#### Dataset excerpt:
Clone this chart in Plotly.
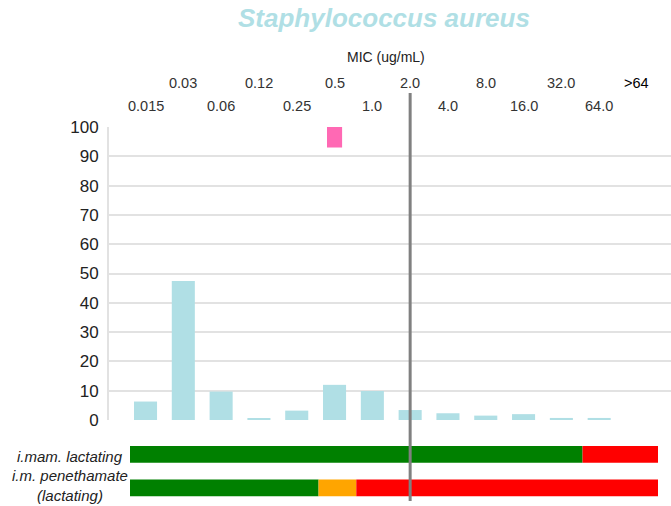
import plotly.graph_objects as go

W, H = 671, 506
OFF = 0  # body margin removed via post_script

categories = ["0.015", "0.03", "0.06", "0.12", "0.25", "0.5", "1.0", "2.0",
              "4.0", "8.0", "16.0", "32.0", "64.0", ">64"]
percent = [6.3, 47.4, 9.7, 0.6, 3.2, 12.0, 9.9, 3.4, 2.3, 1.5, 2.0, 0.7, 0.7, 0.0]

mic90_category = "0.5"
mic90_low = 93
mic90_high = 103

breakpoint_category = "2.0"

row_labels = ["i.mam. lactating", "i.m. penethamate<br>(lactating)"]
row1_widths = [12, 2]
row1_colors = ["#008000", "#ff0000"]
row2_widths = [5, 1, 8]
row2_colors = ["#008000", "#ffa500", "#ff0000"]

FONT = "Liberation Sans, Arial, sans-serif"

def px_x(p):
    return (p - OFF) / W

def px_y(p):
    return 1 - (p - OFF) / H

cat_index = {c: i for i, c in enumerate(categories)}

fig = go.Figure()

fig.add_trace(go.Bar(
    x=list(range(len(categories))), y=percent,
    marker=dict(color="#b0dfe5", line=dict(width=0)),
    width=0.61, xaxis="x", yaxis="y", showlegend=False, cliponaxis=False,
))

fig.add_trace(go.Bar(
    x=[cat_index[mic90_category]], y=[mic90_high - mic90_low], base=[mic90_low],
    marker=dict(color="#ff69b4", line=dict(width=0)), width=0.4,
    xaxis="x", yaxis="y", showlegend=False, cliponaxis=False,
))

def add_row(widths, colors, ypos):
    start = 0
    for w, c in zip(widths, colors):
        fig.add_trace(go.Bar(
            x=[w], y=[ypos], base=[start], orientation="h", width=0.5,
            marker=dict(color=c, line=dict(width=0)),
            xaxis="x2", yaxis="y2", showlegend=False,
        ))
        start += w

add_row(row1_widths, row1_colors, 1)
add_row(row2_widths, row2_colors, 0)

annotations = []
for i, c in enumerate(categories):
    upper = (i % 2 == 1)
    annotations.append(dict(
        x=i, xref="x", y=px_y(83 if upper else 106), yref="paper",
        text=c, showarrow=False, xanchor="center", yanchor="middle",
        font=dict(family=FONT, size=14.5, color="#000000" if c == ">64" else "#333333"),
    ))

annotations.append(dict(
    x=px_x(386), y=px_y(57), xref="paper", yref="paper", text="MIC (ug/mL)",
    showarrow=False, xanchor="center", yanchor="middle",
    font=dict(family=FONT, size=14, color="#222222"),
))
annotations.append(dict(
    x=px_x(384), y=px_y(18), xref="paper", yref="paper",
    text="<b><i>Staphylococcus aureus</i></b>",
    showarrow=False, xanchor="center", yanchor="middle",
    font=dict(family=FONT, size=26, color="#b0dfe5"),
))
annotations.append(dict(
    x=px_x(70), y=px_y(456), xref="paper", yref="paper", text="<i>" + row_labels[0] + "</i>",
    showarrow=False, xanchor="center", yanchor="middle",
    font=dict(family=FONT, size=15, color="#222222"),
))
annotations.append(dict(
    x=px_x(70), y=px_y(485), xref="paper", yref="paper", text="<i>" + row_labels[1] + "</i>",
    showarrow=False, xanchor="center", yanchor="middle",
    font=dict(family=FONT, size=15, color="#222222"),
))

bp = cat_index[breakpoint_category]
shapes = [dict(
    type="line", xref="x", yref="paper",
    x0=bp, x1=bp,
    y0=px_y(501), y1=px_y(93),
    line=dict(color="#808080", width=3), layer="above",
)]

fig.update_layout(
    template="none",
    width=W, height=H,
    autosize=False,
    margin=dict(l=0, r=0, t=0, b=0, pad=0),
    paper_bgcolor="white", plot_bgcolor="white",
    barmode="overlay",
    annotations=annotations, shapes=shapes,
    xaxis=dict(domain=[px_x(109), 1], range=[-0.966, 13.9 + OFF / 37.8], showticklabels=False,
               showgrid=False, zeroline=False, showline=False, ticks="", automargin=False),
    yaxis=dict(domain=[px_y(420), px_y(127)], range=[0, 100], dtick=10,
               showgrid=True, gridcolor="#e2e2e2", gridwidth=2,
               zeroline=False, showline=True, linecolor="#e2e2e2", linewidth=2,
               tickfont=dict(family=FONT, size=17, color="#222222"),
               ticks="", ticklabelstandoff=5, automargin=False),
    xaxis2=dict(domain=[px_x(130), px_x(658)], range=[0, 14], anchor="y2", automargin=False,
                showticklabels=False, showgrid=False, zeroline=False, showline=False),
    yaxis2=dict(domain=[px_y(504.5), px_y(437.5)], range=[-0.5, 1.5], anchor="x2", automargin=False,
                showticklabels=False, showgrid=False, zeroline=False, showline=False),
)

fig.write_html("out.html", config={"displayModeBar": False},
               post_script="document.body.style.margin='0';")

#### Problem description:
Give again exactly the lines running from the beginning of the material above through the line that contains "removed via post_script", and leave out every picture.

#### Answer to the problem:
Clone this chart in Plotly.
import plotly.graph_objects as go

W, H = 671, 506
OFF = 0  # body margin removed via post_script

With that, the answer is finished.